Search code examples
phprandomweighted

How to randomize a PHP array of records, giving more weight to more recent items?


I have an array of records from a database (although the database is irrelevant to this question -- it eventually becomes an array of "rows", each row is an array with string keys corresponding to the field name). For example:

$items = array(
    1 => array('id' => 1, 'name' => 'John', 'created' => '2011-08-14 8:47:39'),
    2 => array('id' => 2, 'name' => 'Mike', 'created' => '2011-08-30 16:00:12'),
    3 => array('id' => 5, 'name' => 'Jane', 'created' => '2011-09-12 2:30:00'),
    4 => array('id' => 7, 'name' => 'Mary', 'created' => '2011-09-14 1:18:40'),
    5 => array('id' => 16, 'name' => 'Steve', 'created' => '2011-09-14 3:10:30'),
    //etc...
);

What I want to do is shuffle this array, but somehow give more "weight" to items with a more recent "created" timestamp. The randomness does not have to be perfect, and the exact weight does not really matter to me. In other words, if there's some fast and simple technique that kinda-sorta seems random to humans but isn't mathematically random, I'm okay with that. Also, if this is not easy to do with an "infinite continuum" of timestamps, it would be fine with me to assign each record to a day or a week, and just do the weighting based on which day or week they're in.

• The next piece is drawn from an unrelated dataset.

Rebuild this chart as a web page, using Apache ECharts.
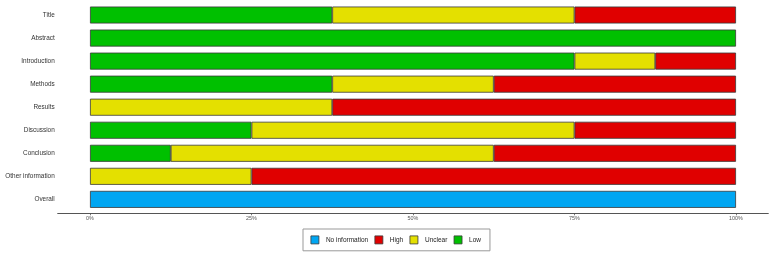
<!DOCTYPE html>
<html>
<head>
<meta charset="utf-8">
<script src="https://cdn.jsdelivr.net/npm/echarts@6/dist/echarts.min.js"></script>
<style>
html,body{margin:0;padding:0;background:#fff;}
#chart{width:772px;height:256px;}
</style>
</head>
<body>
<div id="chart"></div>
<script>
var categories = ['Title','Abstract','Introduction','Methods','Results','Discussion','Conclusion','Other information','Overall'];
var lowValues = [37.5, 100, 75, 37.5, null, 25, 12.5, null, null];
var unclearValues = [37.5, null, 12.5, 25, 37.5, 50, 50, 25, null];
var highValues = [25, null, 12.5, 37.5, 62.5, 25, 37.5, 75, null];
var noInfoValues = [null, null, null, null, null, null, null, null, 100];
var tickValues = [0, 25, 50, 75, 100];
var legendOrder = ['No information', 'High', 'Unclear', 'Low'];

var FONT = '"Liberation Sans", Arial, sans-serif';
var chart = echarts.init(document.getElementById('chart'), null, {renderer: 'canvas'});

function barSeries(name, data, color) {
  return {
    name: name,
    type: 'bar',
    stack: 'total',
    data: data,
    barWidth: 17,
    itemStyle: {color: color, borderColor: '#3a3a3a', borderWidth: 0.8},
    emphasis: {disabled: true},
    animation: false
  };
}

chart.setOption({
  animation: false,
  backgroundColor: '#ffffff',
  grid: {left: 57.7, right: 3.7, top: 3.5, height: 207.4, containLabel: false},
  xAxis: {
    type: 'value',
    min: -5,
    max: 105,
    offset: 2.4,
    splitLine: {show: false},
    axisLine: {show: true, lineStyle: {color: '#555', width: 1}},
    axisTick: {show: true, customValues: tickValues, length: 2, lineStyle: {color: '#555', width: 0.8}},
    axisLabel: {
      customValues: tickValues,
      formatter: function (v) { return v + '%'; },
      fontSize: 5.4,
      fontFamily: FONT,
      color: '#555',
      margin: 3
    }
  },
  yAxis: {
    type: 'category',
    data: categories,
    inverse: true,
    axisLine: {show: false},
    axisTick: {show: false},
    splitLine: {show: false},
    axisLabel: {fontSize: 6.4, fontFamily: FONT, color: '#333', margin: 3}
  },
  legend: {
    data: legendOrder,
    left: 303,
    top: 229,
    orient: 'horizontal',
    itemWidth: 8,
    itemHeight: 8,
    itemGap: 6.3,
    padding: [6.5, 9, 6.5, 7.5],
    borderColor: '#999',
    borderWidth: 1,
    icon: 'rect',
    selectedMode: false,
    itemStyle: {borderColor: '#3a3a3a', borderWidth: 0.8},
    textStyle: {fontSize: 6.5, fontFamily: FONT, color: '#222', padding: [0, 0, 0, 2]}
  },
  series: [
    barSeries('Low', lowValues, '#00C000'),
    barSeries('Unclear', unclearValues, '#E4E000'),
    barSeries('High', highValues, '#E00000'),
    barSeries('No information', noInfoValues, '#00A6F2')
  ]
});
</script>
</body>
</html>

A relatively fast/efficient technique is preferable since this randomization will occur on every page load of a certain page in my website (but if it's not possible to do efficiently, I'm okay with running it periodically and caching the result).


Solution

  • After being partially inspired by the response from @Tadeck , I came up with a solution. It's kind of long-winded, if anyone could simplify it that would be great. But it seems to work just fine:

    //Determine lowest and highest timestamps
    $first_item = array_slice($items, 0, 1);
    $first_item = $first_item[0];
    $min_ts = strtotime($first_item['created']);
    $max_ts = strtotime($first_item['created']);
    foreach ($items as $item) {
        $ts = strtotime($item['created']);
        if ($ts < $min_ts) {
            $min_ts = $ts;
        }
        if ($ts > $max_ts) {
            $max_ts = $ts;
        }
    }
    
    //bring down the min/max to more reasonable numbers
    $min_rand = 0;
    $max_rand = $max_ts - $min_ts;
    
    //Create an array of weighted random numbers for each item's timestamp
    $weighted_randoms = array();
    foreach ($items as $key => $item) {
        $random_value = mt_rand($min_rand, $max_rand); //use mt_rand for a higher max value (plain old rand() maxes out at 32,767)
        $ts = strtotime($item['created']);
        $ts = $ts - $min_ts; //bring this down just like we did with $min_rand and $max_rand
        $random_value = $random_value + $ts;
        $weighted_randoms[$key] = $random_value;
    }
    
    //Sort by our weighted random value (the array value), with highest first.
    arsort($weighted_randoms, SORT_NUMERIC);
    
    $randomized_items = array();
    foreach ($weighted_randomsas $item_key => $val) {
        $randomized_items[$item_key] = $items[$item_key];
    }
    
    print_r($randomized_items);